Any linear map $f: V \to V$ is entirely described by where it maps two vectors, as long as those two vectors do not span the same line, i.e are linearly independent.
Suppose I lift two distinct points $p_1$, and $p_2$ in $\mathbb{P}(V)$ to representatives of their classes in $V$. These two points will necessarily be linearly independent in $V$. Suppose I do the same for $q_1$ and $q_2$ in $\mathbb{P}(V)$. Then their exists a unique linear automorphism $A:V \to V$ taking $[p_1] \to [q_1]$ and $[p_2] \to [q_2]$.
Now, I have it in my mind, that this induced a unique projective transformation $P(A): \mathbb{P}(V) \to \mathbb{P}(V)$ up to multiplcation by a scalar diagonal matrix, i.e induces a unique element of $PGL$.
However, this is not true as it is common knowledge that we must determine the image of three points in $P(V)$ and not just two.
What am I missing?
Once you've chosen representative vectors for the four projective points $p_1,p_2,q_1,q_2$, there will be just one linear transformation sending the representative vectors of the $p_i$'s to those of the $q_i$'s.
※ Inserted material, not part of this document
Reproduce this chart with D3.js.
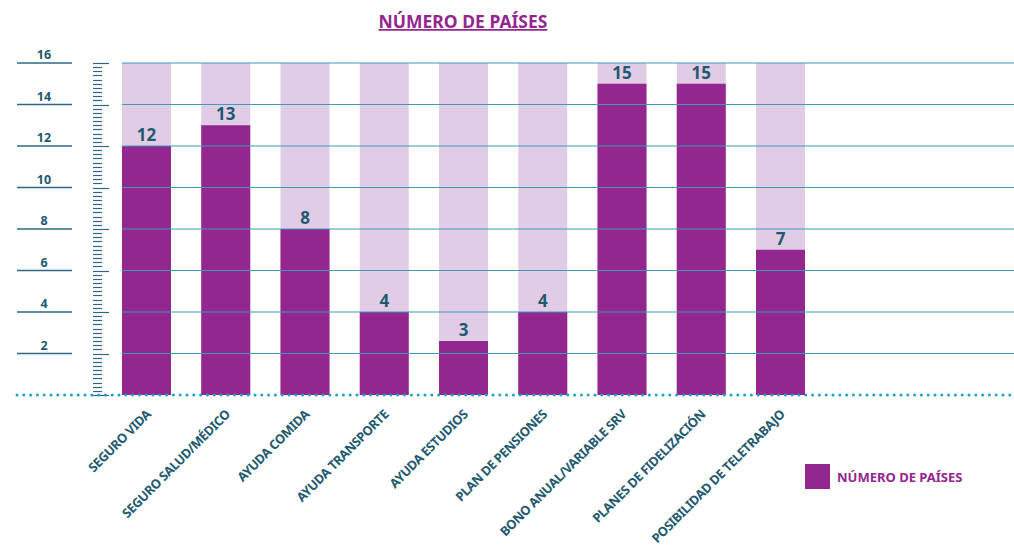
<!DOCTYPE html>
<html>
<head>
<meta charset="utf-8">
<script src="https://cdn.jsdelivr.net/npm/d3@7"></script>
<style>
  body { margin: 0; background: #fff; }
  svg { display: block; font-family: "Noto Sans", "Open Sans", sans-serif; }
  .grid line { stroke: #3d9bb8; stroke-width: 1.2; }
  .ylab text { fill: #1f5a70; font-weight: 700; font-size: 12.5px; }
  .ylab line { stroke: #2c6882; stroke-width: 1.5; }
  .minor line { stroke: #2c6882; stroke-width: 1.2; }
  .xlab text { fill: #1f5a70; font-weight: 700; font-size: 12.8px; letter-spacing: -0.4px; }
  .val { fill: #1f5a70; font-weight: 700; font-size: 17px; }
</style>
</head>
<body>
<div id="chart"></div>
<script>
var categories = ["SEGURO VIDA", "SEGURO SALUD/MÉDICO", "AYUDA COMIDA", "AYUDA TRANSPORTE",
  "AYUDA ESTUDIOS", "PLAN DE PENSIONES", "BONO ANUAL/VARIABLE SRV", "PLANES DE FIDELIZACIÓN",
  "POSIBILIDAD DE TELETRABAJO"];
var values = [12, 13, 8, 4, 2.6, 4, 15, 15, 7];
var valueLabels = ["12", "13", "8", "4", "3", "4", "15", "15", "7"];
var maxValue = 16;
var yTicks = [2, 4, 6, 8, 10, 12, 14, 16];
var seriesName = "NÚMERO DE PAÍSES";

var W = 1014, H = 547;
var purple = "#93268f", lavender = "#e1cce6";

var svg = d3.select("#chart").append("svg")
  .attr("width", W).attr("height", H);

var y = d3.scaleLinear().domain([0, maxValue]).range([395, 63]);
var x = d3.scaleBand().domain(categories).range([122, 805]).paddingInner(0.3817).paddingOuter(0);

// title
svg.append("text")
  .attr("x", 463).attr("y", 28)
  .attr("text-anchor", "middle")
  .attr("fill", purple)
  .style("font-size", "17.5px").style("font-weight", 700)
  .style("text-decoration", "underline")
  .text(seriesName);

// background bars
svg.append("g").selectAll("rect").data(categories).enter().append("rect")
  .attr("x", function(d) { return x(d); })
  .attr("y", y(maxValue))
  .attr("width", x.bandwidth())
  .attr("height", y(0) - y(maxValue))
  .attr("fill", lavender);

// value bars
svg.append("g").selectAll("rect").data(values).enter().append("rect")
  .attr("x", function(d, i) { return x(categories[i]); })
  .attr("y", function(d) { return y(d); })
  .attr("width", x.bandwidth())
  .attr("height", function(d) { return y(0) - y(d); })
  .attr("fill", purple);

// grid lines
svg.append("g").attr("class", "grid").selectAll("line").data(yTicks).enter().append("line")
  .attr("x1", 122).attr("x2", W)
  .attr("y1", function(d) { return y(d); })
  .attr("y2", function(d) { return y(d); });

// left labels with short lines
var yl = svg.append("g").attr("class", "ylab").selectAll("g").data(yTicks).enter().append("g")
  .attr("transform", function(d) { return "translate(0," + y(d) + ")"; });
yl.append("line").attr("x1", 17).attr("x2", 72);
yl.append("text").attr("x", 44).attr("y", -4).attr("text-anchor", "middle")
  .text(function(d) { return d; });

// minor tick ruler
var minor = d3.range(0, maxValue + 0.001, 0.2);
svg.append("g").attr("class", "minor").selectAll("line").data(minor).enter().append("line")
  .attr("x1", 93)
  .attr("x2", function(d) { return Math.abs(d / 2 - Math.round(d / 2)) < 0.01 ? 109 : 102; })
  .attr("y1", function(d) { return Math.round(y(d)) + 0.5; })
  .attr("y2", function(d) { return Math.round(y(d)) + 0.5; });

// dotted baseline
svg.append("line")
  .attr("x1", 17).attr("x2", W)
  .attr("y1", y(0)).attr("y2", y(0))
  .attr("stroke", "#1ba3c0").attr("stroke-width", 3)
  .attr("stroke-linecap", "round")
  .attr("stroke-dasharray", "0,6.8");

// value labels
svg.append("g").selectAll("text").data(values).enter().append("text")
  .attr("class", "val")
  .attr("x", function(d, i) { return x(categories[i]) + x.bandwidth() / 2; })
  .attr("y", function(d) { return y(d) - 5; })
  .attr("text-anchor", "middle")
  .text(function(d, i) { return valueLabels[i]; });

// x labels
svg.append("g").attr("class", "xlab").selectAll("text").data(categories).enter().append("text")
  .attr("transform", function(d) {
    return "translate(" + (x(d) + x.bandwidth() / 2 + 2) + ",412) rotate(-45)";
  })
  .attr("text-anchor", "end")
  .attr("dy", "0.35em")
  .text(function(d) { return d; });

// legend
svg.append("rect").attr("x", 805).attr("y", 464).attr("width", 25).attr("height", 25).attr("fill", purple);
svg.append("text").attr("x", 837).attr("y", 477).attr("dy", "0.35em")
  .attr("fill", purple).style("font-size", "13px").style("font-weight", 700)
  .text(seriesName);
</script>
</body>
</html>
But there will be a different linear transformation sending your chosen representatives of $p_1$ and $p_2$ to $3$ times the chosen representative of $q_1$ and $7$ times the chosen representative of $q_2$. The associated projective transformation will send $p_1$ and $p_2$ to $q_1$ and $q_2$, since the factors $3$ and $7$ don't affect the projective points. But that second linear transformation will not have the same effect as the first on other projective points.